Oud en nieuw gaan aan mij voorbij zonder dat ik er mij echt bewust van ben. Van
de zetel naar het bed en terug. Ik hou me bezig met het oplossen van sudoku’s
en cryptogrammen, het helpt om de negatieve gedachten uit te schakelen. Mijn
knie vaart er wel bij, door het vele rusten is de ontsteking volledig
verdwenen. Kwestie van ook het positieve te blijven zien. Op nieuwjaaravond heb
ik weer koorts. Inwendig ben ik in alle staten. Morgen moet Pieter naar het ziekenhuis
voor zijn eerst chemokuur, die over drie dagen gespreid zal worden. Ik zal er
weer niet bij zijn. Verdomme!!!
Woensdag 2 januari
2013.
Gelukkig is Jolien thuis en neemt zij de rol van taxichauffeur van mij over.
Via sms en Skype houdt Pieter mij op de hoogte van het verloop van de behandeling.
Ik heb het gevoel dat het afscheid nemen hier begint. Hij vindt zijn weg om met
zijn ziek zijn om te gaan terwijl ik eerst nog van mijn eigen ziekte moet
genezen vooraleer ik die van hem
een plaats kan geven. Ik heb de kracht niet om mijn taak als zorgende
echtgenote op te nemen. Ik kan op dit moment geen steun en toeverlaat zijn voor
mijn zieke man, want ik kan nauwelijks op mijn eigen benen staan. Ik dreig in
een depressie weg te zakken en ga dus vroeg slapen. Slapen… zelfs deze zware
tegenslagen zijn niet in staat mij wakker te houden. Dit is voor mij een zegen.
Slapen is voor mij een zeer sterk medicijn dat ik de volgende weken heel veel
zal gebruiken.
’s Anderendaags is de koorts weg en na overleg met de
verpleger mag ik bij Pieter op bezoek. Jolien is alweer chauffeur. ’s Avonds
kunnen Jolien en ik bij Saskia terecht voor een warme maaltijd. Ik kies een glaasje
sinaasappelsap als aperitief. Het smaakt, voor het eerst sinds oudejaar heb ik
weer trek. Een kantelmoment. Ik kijk uit naar de twee komende weken. Eindelijk
wat rust. Behalve een afspraak met een prof van Leuven, een autoriteit op het
gebied van NET en NEC, blijft onze agenda leeg. We genieten van het samen thuis zijn.

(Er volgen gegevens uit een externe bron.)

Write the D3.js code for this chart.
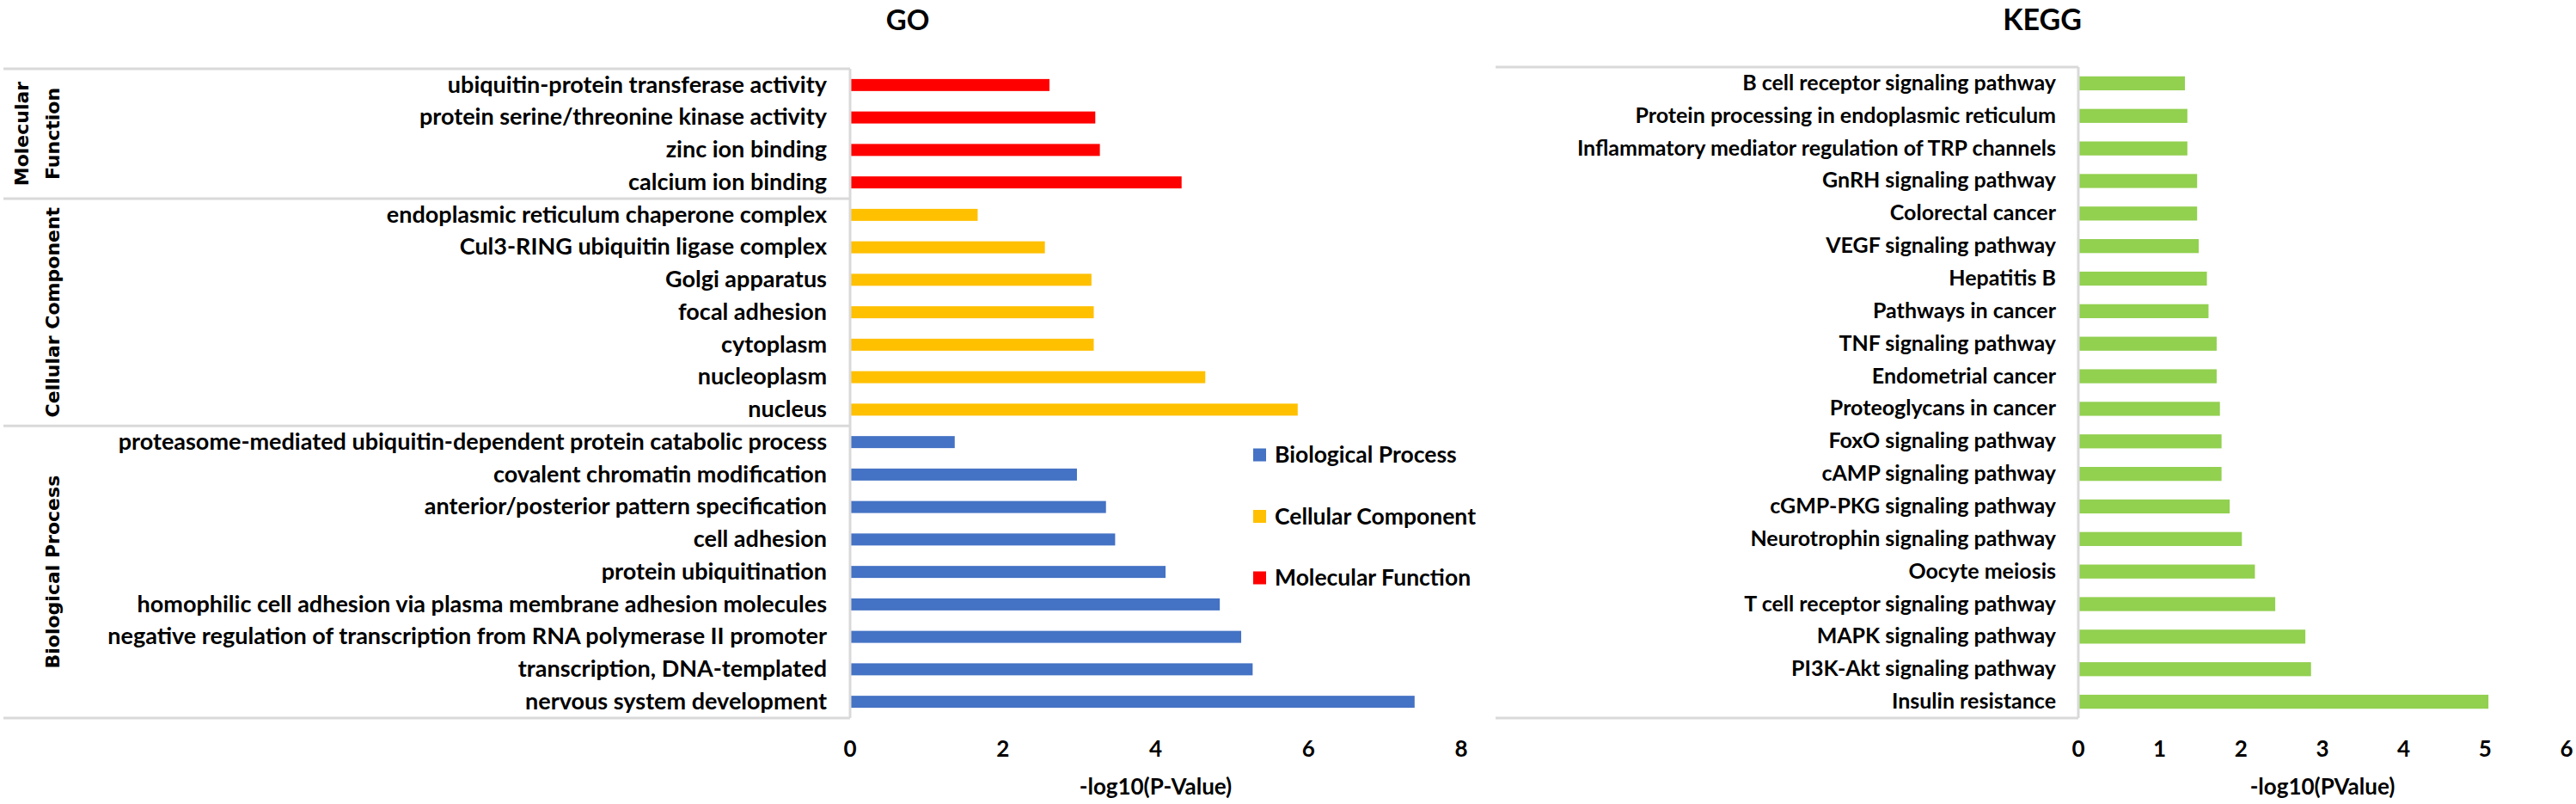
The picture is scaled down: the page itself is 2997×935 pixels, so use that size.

Langzaam voel ik mij beter te worden. Samen met mijn bloeddruk stijgt ook mijn
energiepeil. Door de mailtjes van de collega’s op het werk voel ik mij minder
vergeten. Mijn vertrouwen in het leven komt langzaam terug.
Vrijdag 11 januari
2013
Het bemoedigend gesprek met de professor is het sluitstuk van onze
zoektocht naar de ware toedracht
van Pieters ziekte. Een nieuwe weg ligt voor ons.